A la place du WTC, il suggère de bâtir "un témoignage fort du début du 21ème siècle". "Il ne faut pas reconstruire à l'identique, ni adopter un profil bas, ce qui n'empêche pas de créer aussi un mémorial pour les victimes et leurs familles", selon lui.

Le Japon est une source d'inspiration très forte pour Jean Nouvel depuis plus de vingt ans, a précisé l'architecte lors de la conférence de presse de présentation des lauréats du Praemium Imperiale.

"J'ai trouvé au Japon certaines notions qui n'existent pas chez nous, de la vibration, du dosage de la lumière", a-t-il raconté, disant appliquer des principes tirés du roman de Junichiro Tanizaki, Eloge de l'ombre ("sur l'émergence de l'or dans l'obscurité") et de ses voyages dans l'archipel.

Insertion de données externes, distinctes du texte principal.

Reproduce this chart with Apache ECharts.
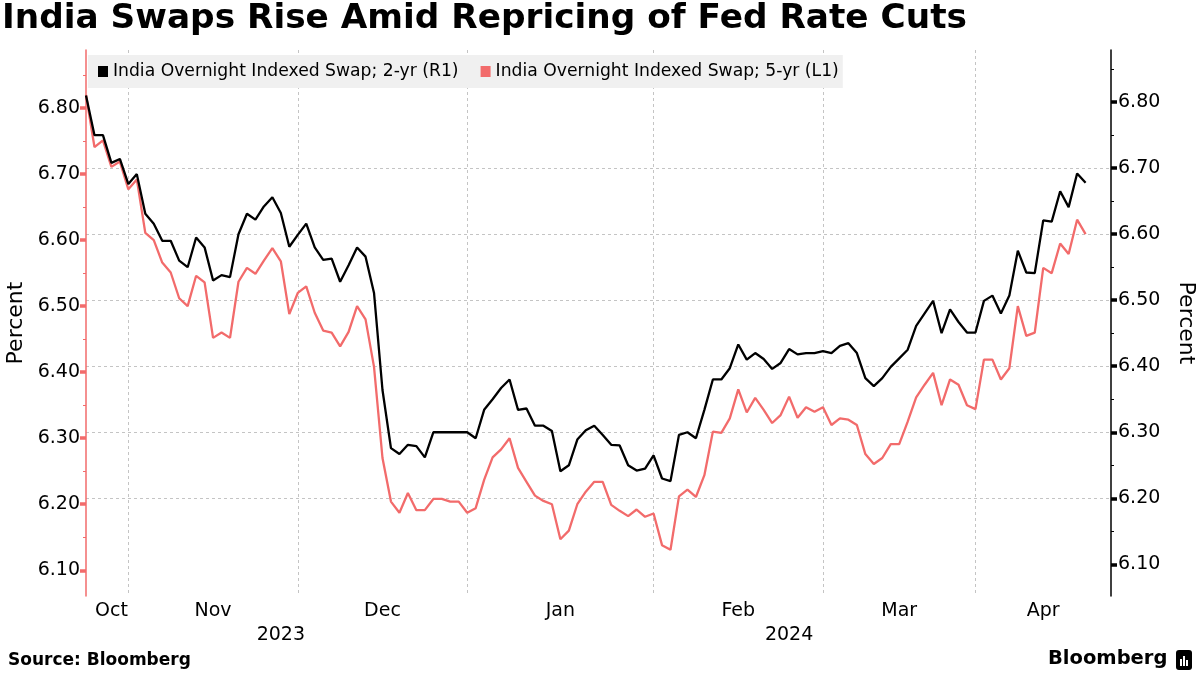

La villa impériale Katsura à Kyoto, ses maisons de thé "si légères" et le "côté vibrant" du paysage l'ont profondément ému mais il trouve aussi au Japon "l'expression d'une modernité urbaine, un grand collage de signes commerciaux, calligraphiques, enseignes lumineuses, autoroutes urbaines, fils électriques, préfiguration de beaucoup de villes planétaires".

"L'immeuble Dentsu joue avec la symbolique japonaise de l'immatérialité et de la lumière", a raconté Jean Nouvel qui a précisé avoir "joué sur la blancheur et la translucidité, en interprétant le thème du shoji", la cloison japonaise traditionnelle de papier opaque.